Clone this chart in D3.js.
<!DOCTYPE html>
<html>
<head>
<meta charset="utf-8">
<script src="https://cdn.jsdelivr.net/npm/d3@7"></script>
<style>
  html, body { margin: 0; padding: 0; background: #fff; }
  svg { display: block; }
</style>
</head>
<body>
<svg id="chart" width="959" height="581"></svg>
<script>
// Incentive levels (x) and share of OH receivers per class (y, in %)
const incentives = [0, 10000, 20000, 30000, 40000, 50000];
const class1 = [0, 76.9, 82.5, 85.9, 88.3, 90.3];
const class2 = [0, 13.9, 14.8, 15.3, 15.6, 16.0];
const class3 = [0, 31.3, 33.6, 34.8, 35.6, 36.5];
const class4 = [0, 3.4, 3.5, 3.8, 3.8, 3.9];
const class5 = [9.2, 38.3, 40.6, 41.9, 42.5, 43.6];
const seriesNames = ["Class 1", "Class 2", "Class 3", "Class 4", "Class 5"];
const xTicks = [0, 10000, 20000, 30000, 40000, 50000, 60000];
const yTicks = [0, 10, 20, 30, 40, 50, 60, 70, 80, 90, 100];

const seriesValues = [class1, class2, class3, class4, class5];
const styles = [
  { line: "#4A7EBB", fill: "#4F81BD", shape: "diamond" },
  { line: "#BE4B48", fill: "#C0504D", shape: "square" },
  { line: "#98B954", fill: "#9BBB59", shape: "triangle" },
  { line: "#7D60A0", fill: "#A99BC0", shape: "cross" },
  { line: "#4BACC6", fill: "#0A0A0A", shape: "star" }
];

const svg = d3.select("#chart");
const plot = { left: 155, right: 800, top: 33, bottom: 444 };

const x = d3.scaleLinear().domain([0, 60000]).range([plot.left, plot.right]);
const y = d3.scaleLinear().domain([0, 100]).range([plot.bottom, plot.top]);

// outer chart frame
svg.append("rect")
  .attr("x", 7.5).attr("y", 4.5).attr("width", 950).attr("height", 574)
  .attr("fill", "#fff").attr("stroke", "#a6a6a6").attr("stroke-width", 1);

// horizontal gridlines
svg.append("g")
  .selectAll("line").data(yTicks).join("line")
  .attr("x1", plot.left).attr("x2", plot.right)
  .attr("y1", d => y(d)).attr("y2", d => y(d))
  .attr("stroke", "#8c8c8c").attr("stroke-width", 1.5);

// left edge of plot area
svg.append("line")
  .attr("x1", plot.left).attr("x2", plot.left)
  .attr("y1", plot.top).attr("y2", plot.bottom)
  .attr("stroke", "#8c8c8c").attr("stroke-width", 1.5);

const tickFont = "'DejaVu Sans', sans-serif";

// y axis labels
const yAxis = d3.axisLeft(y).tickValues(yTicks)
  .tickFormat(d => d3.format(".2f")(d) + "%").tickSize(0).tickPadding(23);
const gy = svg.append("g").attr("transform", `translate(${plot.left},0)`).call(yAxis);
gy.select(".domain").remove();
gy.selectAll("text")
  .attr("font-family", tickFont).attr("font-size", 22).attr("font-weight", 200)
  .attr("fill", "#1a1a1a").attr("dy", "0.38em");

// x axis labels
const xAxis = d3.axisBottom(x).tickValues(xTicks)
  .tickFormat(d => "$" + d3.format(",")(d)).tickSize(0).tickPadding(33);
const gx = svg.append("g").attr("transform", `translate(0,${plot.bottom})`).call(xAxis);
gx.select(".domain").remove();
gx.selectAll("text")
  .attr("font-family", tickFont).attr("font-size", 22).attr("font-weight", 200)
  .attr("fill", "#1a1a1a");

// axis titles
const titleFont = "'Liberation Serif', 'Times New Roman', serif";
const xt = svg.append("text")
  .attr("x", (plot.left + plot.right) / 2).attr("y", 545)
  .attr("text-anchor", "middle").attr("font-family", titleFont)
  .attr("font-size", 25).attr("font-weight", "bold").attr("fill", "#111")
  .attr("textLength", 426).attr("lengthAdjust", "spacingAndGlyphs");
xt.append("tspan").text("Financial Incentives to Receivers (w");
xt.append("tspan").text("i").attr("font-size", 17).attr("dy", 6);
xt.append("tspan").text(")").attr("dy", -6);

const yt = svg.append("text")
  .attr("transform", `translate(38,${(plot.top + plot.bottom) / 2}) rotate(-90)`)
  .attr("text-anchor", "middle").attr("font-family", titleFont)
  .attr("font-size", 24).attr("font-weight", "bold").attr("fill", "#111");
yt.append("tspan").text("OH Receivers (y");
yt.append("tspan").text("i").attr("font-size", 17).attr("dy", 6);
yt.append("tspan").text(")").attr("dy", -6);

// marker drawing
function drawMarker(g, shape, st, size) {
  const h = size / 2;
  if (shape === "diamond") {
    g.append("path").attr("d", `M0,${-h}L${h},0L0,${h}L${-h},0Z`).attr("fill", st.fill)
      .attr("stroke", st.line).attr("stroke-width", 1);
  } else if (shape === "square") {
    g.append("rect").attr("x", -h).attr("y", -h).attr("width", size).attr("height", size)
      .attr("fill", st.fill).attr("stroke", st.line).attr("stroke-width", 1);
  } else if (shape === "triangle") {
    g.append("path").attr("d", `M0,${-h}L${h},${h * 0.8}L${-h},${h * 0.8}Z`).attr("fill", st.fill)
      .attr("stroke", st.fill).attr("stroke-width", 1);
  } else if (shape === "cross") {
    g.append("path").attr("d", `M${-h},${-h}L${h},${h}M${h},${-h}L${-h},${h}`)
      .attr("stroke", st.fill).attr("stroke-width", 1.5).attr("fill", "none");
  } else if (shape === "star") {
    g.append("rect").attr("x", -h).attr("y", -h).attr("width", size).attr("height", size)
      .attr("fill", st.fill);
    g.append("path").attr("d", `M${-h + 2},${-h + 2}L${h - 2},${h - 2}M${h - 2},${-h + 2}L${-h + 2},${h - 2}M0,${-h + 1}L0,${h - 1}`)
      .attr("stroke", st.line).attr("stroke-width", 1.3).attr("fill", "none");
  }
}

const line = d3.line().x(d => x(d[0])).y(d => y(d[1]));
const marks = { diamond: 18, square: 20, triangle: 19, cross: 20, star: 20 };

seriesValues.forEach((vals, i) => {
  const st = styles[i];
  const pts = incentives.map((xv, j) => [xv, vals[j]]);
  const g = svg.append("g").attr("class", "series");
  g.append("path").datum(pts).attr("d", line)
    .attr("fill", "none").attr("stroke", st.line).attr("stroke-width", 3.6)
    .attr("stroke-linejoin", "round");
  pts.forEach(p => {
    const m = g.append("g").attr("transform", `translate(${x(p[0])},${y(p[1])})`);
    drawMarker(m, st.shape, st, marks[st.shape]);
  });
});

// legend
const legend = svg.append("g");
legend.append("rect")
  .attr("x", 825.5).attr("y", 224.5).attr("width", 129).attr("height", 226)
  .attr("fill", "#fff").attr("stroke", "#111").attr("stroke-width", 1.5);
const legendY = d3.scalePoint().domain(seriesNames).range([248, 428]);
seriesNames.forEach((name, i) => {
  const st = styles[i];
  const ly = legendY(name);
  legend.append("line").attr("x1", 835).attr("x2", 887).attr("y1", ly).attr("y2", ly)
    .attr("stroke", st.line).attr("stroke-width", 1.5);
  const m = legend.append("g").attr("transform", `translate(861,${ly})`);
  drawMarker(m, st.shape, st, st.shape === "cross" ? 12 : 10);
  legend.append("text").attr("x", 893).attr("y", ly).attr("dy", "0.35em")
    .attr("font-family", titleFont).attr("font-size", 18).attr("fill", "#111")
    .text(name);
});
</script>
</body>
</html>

Task instructions:
Extract all lines as given.

Result below:
Clone this chart in D3.js.
<!DOCTYPE html>
<html>
<head>
<meta charset="utf-8">
<script src="https://cdn.jsdelivr.net/npm/d3@7"></script>
<style>
  html, body { margin: 0; padding: 0; background: #fff; }
  svg { display: block; }
</style>
</head>
<body>
<svg id="chart" width="959" height="581"></svg>
<script>
// Incentive levels (x) and share of OH receivers per class (y, in %)
const incentives = [0, 10000, 20000, 30000, 40000, 50000];
const class1 = [0, 76.9, 82.5, 85.9, 88.3, 90.3];
const class2 = [0, 13.9, 14.8, 15.3, 15.6, 16.0];
const class3 = [0, 31.3, 33.6, 34.8, 35.6, 36.5];
const class4 = [0, 3.4, 3.5, 3.8, 3.8, 3.9];
const class5 = [9.2, 38.3, 40.6, 41.9, 42.5, 43.6];
const seriesNames = ["Class 1", "Class 2", "Class 3", "Class 4", "Class 5"];
const xTicks = [0, 10000, 20000, 30000, 40000, 50000, 60000];
const yTicks = [0, 10, 20, 30, 40, 50, 60, 70, 80, 90, 100];

const seriesValues = [class1, class2, class3, class4, class5];
const styles = [
  { line: "#4A7EBB", fill: "#4F81BD", shape: "diamond" },
  { line: "#BE4B48", fill: "#C0504D", shape: "square" },
  { line: "#98B954", fill: "#9BBB59", shape: "triangle" },
  { line: "#7D60A0", fill: "#A99BC0", shape: "cross" },
  { line: "#4BACC6", fill: "#0A0A0A", shape: "star" }
];

const svg = d3.select("#chart");
const plot = { left: 155, right: 800, top: 33, bottom: 444 };

const x = d3.scaleLinear().domain([0, 60000]).range([plot.left, plot.right]);
const y = d3.scaleLinear().domain([0, 100]).range([plot.bottom, plot.top]);

// outer chart frame
svg.append("rect")
  .attr("x", 7.5).attr("y", 4.5).attr("width", 950).attr("height", 574)
  .attr("fill", "#fff").attr("stroke", "#a6a6a6").attr("stroke-width", 1);

// horizontal gridlines
svg.append("g")
  .selectAll("line").data(yTicks).join("line")
  .attr("x1", plot.left).attr("x2", plot.right)
  .attr("y1", d => y(d)).attr("y2", d => y(d))
  .attr("stroke", "#8c8c8c").attr("stroke-width", 1.5);

// left edge of plot area
svg.append("line")
  .attr("x1", plot.left).attr("x2", plot.left)
  .attr("y1", plot.top).attr("y2", plot.bottom)
  .attr("stroke", "#8c8c8c").attr("stroke-width", 1.5);

const tickFont = "'DejaVu Sans', sans-serif";

// y axis labels
const yAxis = d3.axisLeft(y).tickValues(yTicks)
  .tickFormat(d => d3.format(".2f")(d) + "%").tickSize(0).tickPadding(23);
const gy = svg.append("g").attr("transform", `translate(${plot.left},0)`).call(yAxis);
gy.select(".domain").remove();
gy.selectAll("text")
  .attr("font-family", tickFont).attr("font-size", 22).attr("font-weight", 200)
  .attr("fill", "#1a1a1a").attr("dy", "0.38em");

// x axis labels
const xAxis = d3.axisBottom(x).tickValues(xTicks)
  .tickFormat(d => "$" + d3.format(",")(d)).tickSize(0).tickPadding(33);
const gx = svg.append("g").attr("transform", `translate(0,${plot.bottom})`).call(xAxis);
gx.select(".domain").remove();
gx.selectAll("text")
  .attr("font-family", tickFont).attr("font-size", 22).attr("font-weight", 200)
  .attr("fill", "#1a1a1a");

// axis titles
const titleFont = "'Liberation Serif', 'Times New Roman', serif";
const xt = svg.append("text")
  .attr("x", (plot.left + plot.right) / 2).attr("y", 545)
  .attr("text-anchor", "middle").attr("font-family", titleFont)
  .attr("font-size", 25).attr("font-weight", "bold").attr("fill", "#111")
  .attr("textLength", 426).attr("lengthAdjust", "spacingAndGlyphs");
xt.append("tspan").text("Financial Incentives to Receivers (w");
xt.append("tspan").text("i").attr("font-size", 17).attr("dy", 6);
xt.append("tspan").text(")").attr("dy", -6);

const yt = svg.append("text")
  .attr("transform", `translate(38,${(plot.top + plot.bottom) / 2}) rotate(-90)`)
  .attr("text-anchor", "middle").attr("font-family", titleFont)
  .attr("font-size", 24).attr("font-weight", "bold").attr("fill", "#111");
yt.append("tspan").text("OH Receivers (y");
yt.append("tspan").text("i").attr("font-size", 17).attr("dy", 6);
yt.append("tspan").text(")").attr("dy", -6);

// marker drawing
function drawMarker(g, shape, st, size) {
  const h = size / 2;
  if (shape === "diamond") {
    g.append("path").attr("d", `M0,${-h}L${h},0L0,${h}L${-h},0Z`).attr("fill", st.fill)
      .attr("stroke", st.line).attr("stroke-width", 1);
  } else if (shape === "square") {
    g.append("rect").attr("x", -h).attr("y", -h).attr("width", size).attr("height", size)
      .attr("fill", st.fill).attr("stroke", st.line).attr("stroke-width", 1);
  } else if (shape === "triangle") {
    g.append("path").attr("d", `M0,${-h}L${h},${h * 0.8}L${-h},${h * 0.8}Z`).attr("fill", st.fill)
      .attr("stroke", st.fill).attr("stroke-width", 1);
  } else if (shape === "cross") {
    g.append("path").attr("d", `M${-h},${-h}L${h},${h}M${h},${-h}L${-h},${h}`)
      .attr("stroke", st.fill).attr("stroke-width", 1.5).attr("fill", "none");
  } else if (shape === "star") {
    g.append("rect").attr("x", -h).attr("y", -h).attr("width", size).attr("height", size)
      .attr("fill", st.fill);
    g.append("path").attr("d", `M${-h + 2},${-h + 2}L${h - 2},${h - 2}M${h - 2},${-h + 2}L${-h + 2},${h - 2}M0,${-h + 1}L0,${h - 1}`)
      .attr("stroke", st.line).attr("stroke-width", 1.3).attr("fill", "none");
  }
}

const line = d3.line().x(d => x(d[0])).y(d => y(d[1]));
const marks = { diamond: 18, square: 20, triangle: 19, cross: 20, star: 20 };

seriesValues.forEach((vals, i) => {
  const st = styles[i];
  const pts = incentives.map((xv, j) => [xv, vals[j]]);
  const g = svg.append("g").attr("class", "series");
  g.append("path").datum(pts).attr("d", line)
    .attr("fill", "none").attr("stroke", st.line).attr("stroke-width", 3.6)
    .attr("stroke-linejoin", "round");
  pts.forEach(p => {
    const m = g.append("g").attr("transform", `translate(${x(p[0])},${y(p[1])})`);
    drawMarker(m, st.shape, st, marks[st.shape]);
  });
});

// legend
const legend = svg.append("g");
legend.append("rect")
  .attr("x", 825.5).attr("y", 224.5).attr("width", 129).attr("height", 226)
  .attr("fill", "#fff").attr("stroke", "#111").attr("stroke-width", 1.5);
const legendY = d3.scalePoint().domain(seriesNames).range([248, 428]);
seriesNames.forEach((name, i) => {
  const st = styles[i];
  const ly = legendY(name);
  legend.append("line").attr("x1", 835).attr("x2", 887).attr("y1", ly).attr("y2", ly)
    .attr("stroke", st.line).attr("stroke-width", 1.5);
  const m = legend.append("g").attr("transform", `translate(861,${ly})`);
  drawMarker(m, st.shape, st, st.shape === "cross" ? 12 : 10);
  legend.append("text").attr("x", 893).attr("y", ly).attr("dy", "0.35em")
    .attr("font-family", titleFont).attr("font-size", 18).attr("fill", "#111")
    .text(name);
});
</script>
</body>
</html>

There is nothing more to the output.